Young man next to termite mound. Johnston & Hoffmann, 08.–26.03.1893, Terai, Nepal, Copyright Museum of Ethnology, Photo Archive, Vienna, VF 14774

Young man next to termite mound. Johnston & Hoffmann, 08.–26.03.1893, Terai, Nepal, Copyright Museum of Ethnology, Photo Archive, Vienna, VF 14774

An illustrated talk by Regina Höfer

This talk introduces the Nepalese and Indian collection of the Austrian Archduke Franz Ferdinand of Austria-Este. During his world tour in 1892/93 he visited South Asia and brought back amounts of all kinds of artefacts, ranging from miniature paintings on ivory, ethnographic clay models, weapons, botanical and zoological objects to a large collection of important historical photographs. A lot of pictures have been taken on the occasion of his visit for example by Johnston & Hoffmann or made by his own taxidermist and amateur photographer from Vienna during his hunts and encounters with Nepalese celebrities and representatives. Together with his world tour diary and other archive material, the photographs shed light on 19th century practices of commissioning, collecting and the reception of photography shifting between the poles of colonial British, monastic Austrian and princely South Asian priorities.

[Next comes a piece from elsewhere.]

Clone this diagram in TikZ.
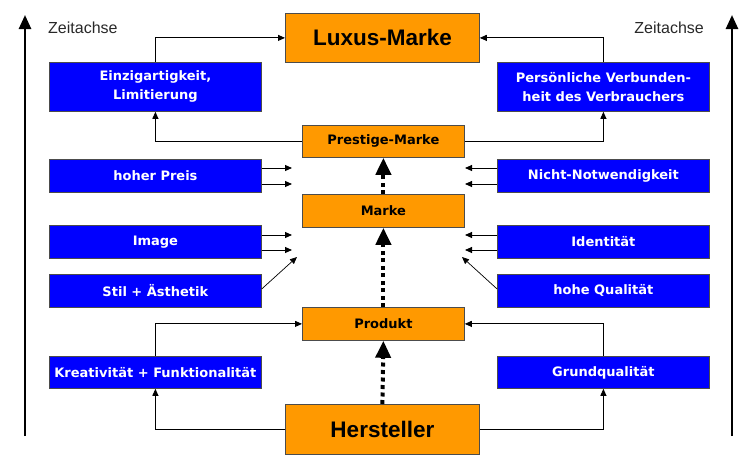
\documentclass[tikz,border=0pt]{standalone}
\usepackage{fontspec}
\setmainfont{DejaVu Sans}
\newfontfamily\arialfont{Liberation Sans}
\usetikzlibrary{arrows.meta}
\definecolor{boxblue}{RGB}{0,0,255}
\definecolor{boxorange}{RGB}{255,153,0}
\definecolor{axisgray}{RGB}{40,40,40}
\tikzset{
  bluebox/.style={draw=black!70, line width=0.8pt, fill=boxblue, text=white,
    font=\fontsize{13}{19}\selectfont\bfseries, align=center, inner sep=0pt,
    anchor=north west, minimum width=212pt, minimum height=33pt},
  orangebox/.style={draw=black!70, line width=0.8pt, fill=boxorange, text=black,
    font=\fontsize{13}{19}\selectfont\bfseries, align=center, inner sep=0pt,
    anchor=north west, minimum width=162pt, minimum height=33pt},
  bigorange/.style={orangebox, font=\arialfont\fontsize{22.5}{26}\selectfont\bfseries,
    minimum width=194pt, minimum height=49pt},
  conn/.style={line width=0.9pt, -{Triangle[length=7pt,width=6pt]}},
  flow/.style={line width=4pt, dash pattern=on 4pt off 3.5pt,
    -{Triangle[length=17pt,width=15pt]}},
  timeaxis/.style={line width=2.6pt, -{Triangle[length=14pt,width=12pt]}},
  axislabel/.style={font=\arialfont\fontsize{16}{19}\selectfont, text=axisgray, inner sep=0pt}
}
\begin{document}
\begin{tikzpicture}[x=1pt,y=-1pt]
\useasboundingbox (0,0) rectangle (740,455);
% time axes
\coordinate (la0) at (25,436);
\coordinate (la1) at (25,15);
\coordinate (ra0) at (732,436);
\coordinate (ra1) at (732,15);
\draw[timeaxis] (la0) -- (la1);
\draw[timeaxis] (ra0) -- (ra1);
\node[axislabel, anchor=base west] (zl) at (48,33) {Zeitachse};
\node[axislabel, anchor=base east] (zr) at (704,33) {Zeitachse};
% orange boxes
\node[bigorange] (lux) at (285,13) {Luxus-Marke};
\node[orangebox, minimum height=32pt] (pres) at (302,125) {Prestige-Marke};
\node[orangebox] (mar) at (302,194) {Marke};
\node[orangebox] (prod) at (302,307) {Produkt};
\node[bigorange, minimum height=50pt] (her) at (285,404) {Hersteller};
% blue boxes
\node[bluebox, minimum height=49pt] (einz) at (49,62) {Einzigartigkeit,\\Limitierung};
\node[bluebox, minimum height=49pt] (pers) at (497,62) {Persönliche Verbunden-\\heit des Verbrauchers};
\node[bluebox] (preis) at (49,159) {hoher Preis};
\node[bluebox] (nicht) at (497,159) {Nicht-Notwendigkeit};
\node[bluebox] (img) at (49,225) {Image};
\node[bluebox] (ident) at (497,225) {Identität};
\node[bluebox] (stil) at (49,274) {Stil + Ästhetik};
\node[bluebox] (qual) at (497,274) {hohe Qualität};
\node[bluebox, minimum height=32pt] (krea) at (49,356) {Kreativität + Funktionalität};
\node[bluebox, minimum height=32pt] (grund) at (497,356) {Grundqualität};
% elbow connectors
\draw[conn] (einz.north) |- (lux.west);
\draw[conn] (pers.north) |- (lux.east);
\draw[conn] (pres.west) -| (einz.south);
\draw[conn] (pres.east) -| (pers.south);
\draw[conn] (krea.north) |- (prod.west);
\draw[conn] (grund.north) |- (prod.east);
\draw[conn] (her.west) -| (krea.south);
\draw[conn] (her.east) -| (grund.south);
% free-end targets
\coordinate (tpl1) at (292,168);
\coordinate (tpl2) at (292,184);
\coordinate (tpr1) at (465,168);
\coordinate (tpr2) at (465,184);
\coordinate (til1) at (292,235);
\coordinate (til2) at (292,250);
\coordinate (tir1) at (465,235);
\coordinate (tir2) at (465,250);
\coordinate (tsl) at (297,257);
\coordinate (tsr) at (462,257);
\draw[conn] (preis.east |- tpl1) -- (tpl1);
\draw[conn] (preis.east |- tpl2) -- (tpl2);
\draw[conn] (nicht.west |- tpr1) -- (tpr1);
\draw[conn] (nicht.west |- tpr2) -- (tpr2);
\draw[conn] (img.east |- til1) -- (til1);
\draw[conn] (img.east |- til2) -- (til2);
\draw[conn] (ident.west |- tir1) -- (tir1);
\draw[conn] (ident.west |- tir2) -- (tir2);
\draw[conn, line width=0.7pt] ([yshift=2pt]stil.east) -- (tsl);
\draw[conn, line width=0.7pt] ([yshift=2pt]qual.west) -- (tsr);
% main flow
\draw[flow] (her.north) -- (prod.south);
\draw[flow] (prod.north) -- (mar.south);
\draw[flow] (mar.north) -- (pres.south);
\end{tikzpicture}
\end{document}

Regina Höfer, M.A., is an Art Historian specialized in Indian and Tibetan art and a curator. She is an associated academic at the Department of Asian and Islamic Art History, University of Bonn. Her research interests are historical Indian photography, Global Art, modern and contemporary Tibetan art, museum theory, traditions of collecting Asian art, museums in Asia and visual ethnology.